There’s only so much a parent can do when schools hand out Chromebooks then don’t enforce any proper-use policy. My kid watched anime all day, every day, and there was nothing I could do about it. The school just took a Wonka-esque “No. Stop. Don’t.” approach.
Social media is harmless, so it's the parents' fault for not restricting their child's use of social media? You can't have this one both ways. If there is a parental responsibility, it is incurred because social media can be harmful, which creates a cause for action.
> these lawsuits are based on junk and non existent science
Unfortunately the studies are reasonably solid. They aren't double-blind control group studies but they are correlative, so not the highest most pure studies. Social media use seems to be heavily correlated with depression and other markers of mental illness and struggle.

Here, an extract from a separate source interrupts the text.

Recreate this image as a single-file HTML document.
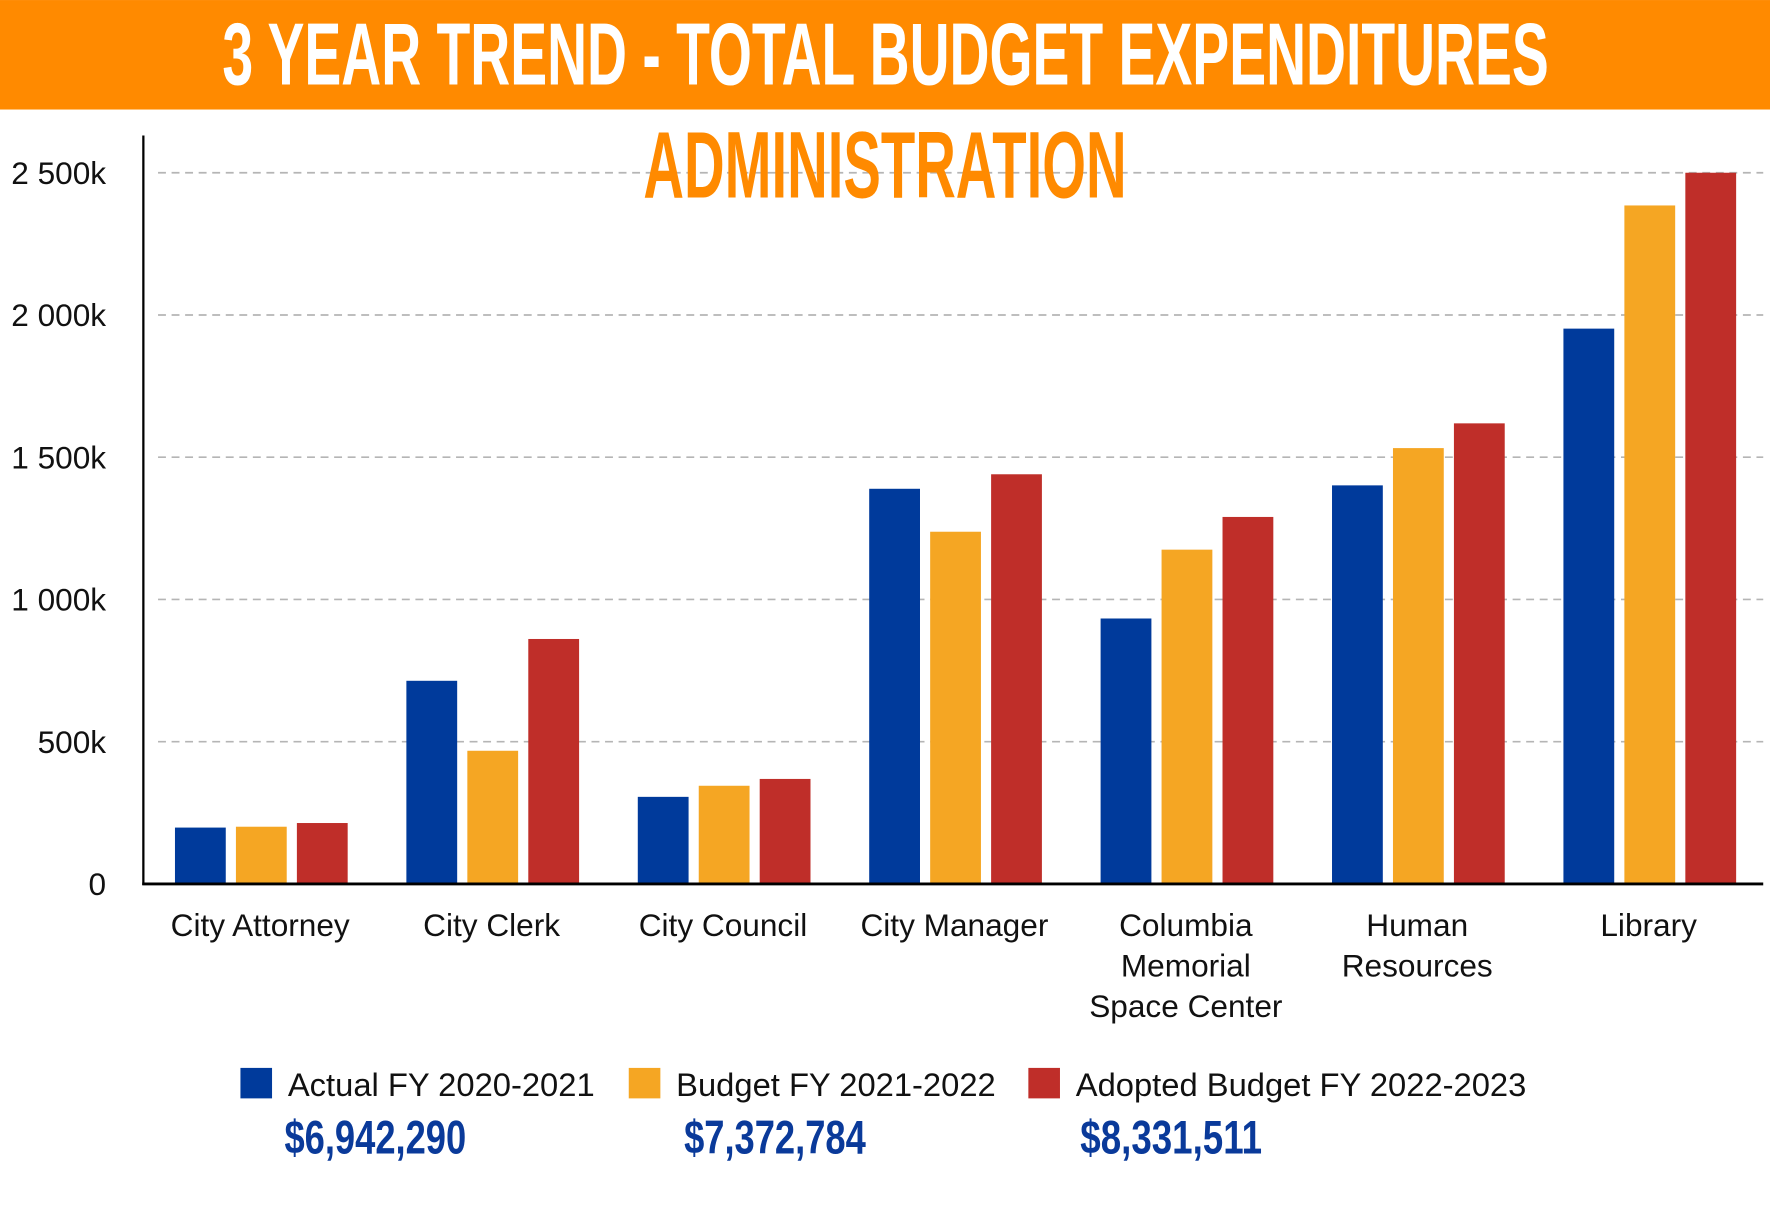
<!DOCTYPE html>
<html><head><meta charset="utf-8"><style>
html,body{margin:0;padding:0;background:#fff;}
svg{display:block;font-family:"Liberation Sans",sans-serif;}
</style></head><body>
<svg id="chart" width="1770" height="1221" viewBox="0 0 1568 1081.6" xmlns="http://www.w3.org/2000/svg">
<rect x="0" y="0" width="1568" height="97" fill="#FF8A00"/>
<text x="197" y="75" font-size="78" font-weight="bold" fill="#fff" textLength="1175" lengthAdjust="spacingAndGlyphs">3 YEAR TREND - TOTAL BUDGET EXPENDITURES</text>
<g id="grid"></g>
<text x="570" y="175" font-size="84" font-weight="bold" fill="#FF8A00" textLength="428" lengthAdjust="spacingAndGlyphs">ADMINISTRATION</text>
<g id="bars"></g>
<line x1="127" y1="120" x2="127" y2="784" stroke="#000" stroke-width="2"/>
<line x1="126" y1="783" x2="1562" y2="783" stroke="#000" stroke-width="2.5"/>
<g id="xlabels"></g>
<g id="legend"></g>
</svg>
<script>
const categories = [["City Attorney"],["City Clerk"],["City Council"],["City Manager"],["Columbia","Memorial","Space Center"],["Human","Resources"],["Library"]];
const actual = [198, 714, 306, 1389, 933, 1401, 1952];
const budget = [201, 468, 345, 1238, 1175, 1532, 2385];
const adopted = [214, 861, 369, 1440, 1290, 1619, 2500];
const yTicks = [0, 500, 1000, 1500, 2000, 2500];
const yTickLabels = ["0", "500k", "1 000k", "1 500k", "2 000k", "2 500k"];
const seriesNames = ["Actual FY 2020-2021", "Budget FY 2021-2022", "Adopted Budget FY 2022-2023"];
const seriesTotals = ["$6,942,290", "$7,372,784", "$8,331,511"];
const colors = ["#003A9B", "#F5A623", "#BF2E29"];
const NS = "http://www.w3.org/2000/svg";
const y = v => 783 - v * 126 / 500;
const band = 205, x0 = 127, bw = 45, gap = 9;
const xBar = (i, s) => x0 + i * band + 28 + s * (bw + gap);
function mk(tag, attrs, parent) { const e = document.createElementNS(NS, tag); for (const k in attrs) e.setAttribute(k, attrs[k]); parent.appendChild(e); return e; }
const grid = document.getElementById('grid');
yTicks.forEach((t, i) => {
  if (t > 0) {
    const l = mk('line', {x1:140, x2:1562, y1:y(t), y2:y(t), stroke:'#b5b5b5', 'stroke-width':1.5, 'stroke-dasharray':'7,5'}, grid);
    
    
  }
  const tx = mk('text', {x:94, y:y(t) + 10, 'font-size':28, 'text-anchor':'end', fill:'#111'}, grid);
  tx.textContent = yTickLabels[i];
  
  
});
const bars = document.getElementById('bars');
[actual, budget, adopted].forEach((ser, s) => {
  ser.forEach((v, i) => {
    const r = mk('rect', {x:xBar(i, s), y:y(v), width:bw, height:783 - y(v), fill:colors[s]}, bars);
    
    
  });
});
const xl = document.getElementById('xlabels');
categories.forEach((lines, i) => {
  const cx = x0 + i * band + band / 2 + 1;
  lines.forEach((ln, j) => {
    const t = mk('text', {x:cx, y:829 + j * 36, 'font-size':28, 'text-anchor':'middle', fill:'#111'}, xl);
    t.textContent = ln;
    
    
  });
});
const lg = document.getElementById('legend');
const lx = [213, 557, 911];
const ax = [252, 606, 957];
seriesNames.forEach((n, s) => {
  const sw = mk('rect', {x:lx[s], y:946, width:28, height:27, fill:colors[s]}, lg);
  
  
  const t = mk('text', {x:lx[s] + 42, y:971, 'font-size':29, fill:'#111'}, lg);
  t.textContent = n;
  
  
  const a = mk('text', {x:ax[s], y:1022, 'font-size':42, 'font-weight':'bold', fill:'#0A3A9A', textLength:161, lengthAdjust:'spacingAndGlyphs'}, lg);
  a.textContent = seriesTotals[s];
  
  
});
</script>
</body></html>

That isn't very surprising - social media networks are designed for "engagement" and that comes from strong negative emotions. If you constantly bombard someone with a drip feed of negative emotions.. that probably does them harm.
This doesn't mean the litigants will prevail because correlation and causation aren't 1:1 but it's probably a good idea to push your kid away from social media by explaining this to them.
Do you honestly believe social media has no impact on teen mental health, whether it be related to self esteem or inability to concentrate? It doesn't seem like a stretch to me at all.
I'm not saying it doesn't, but people argued the same thing w.r.t. violence and video games 20 years ago and that turned out to be a nothingburger. But yet on first glance how can shooting 1000s of people virtually not encourage you to do the same in real life? So we should be skeptical of claims made from "gut feelings".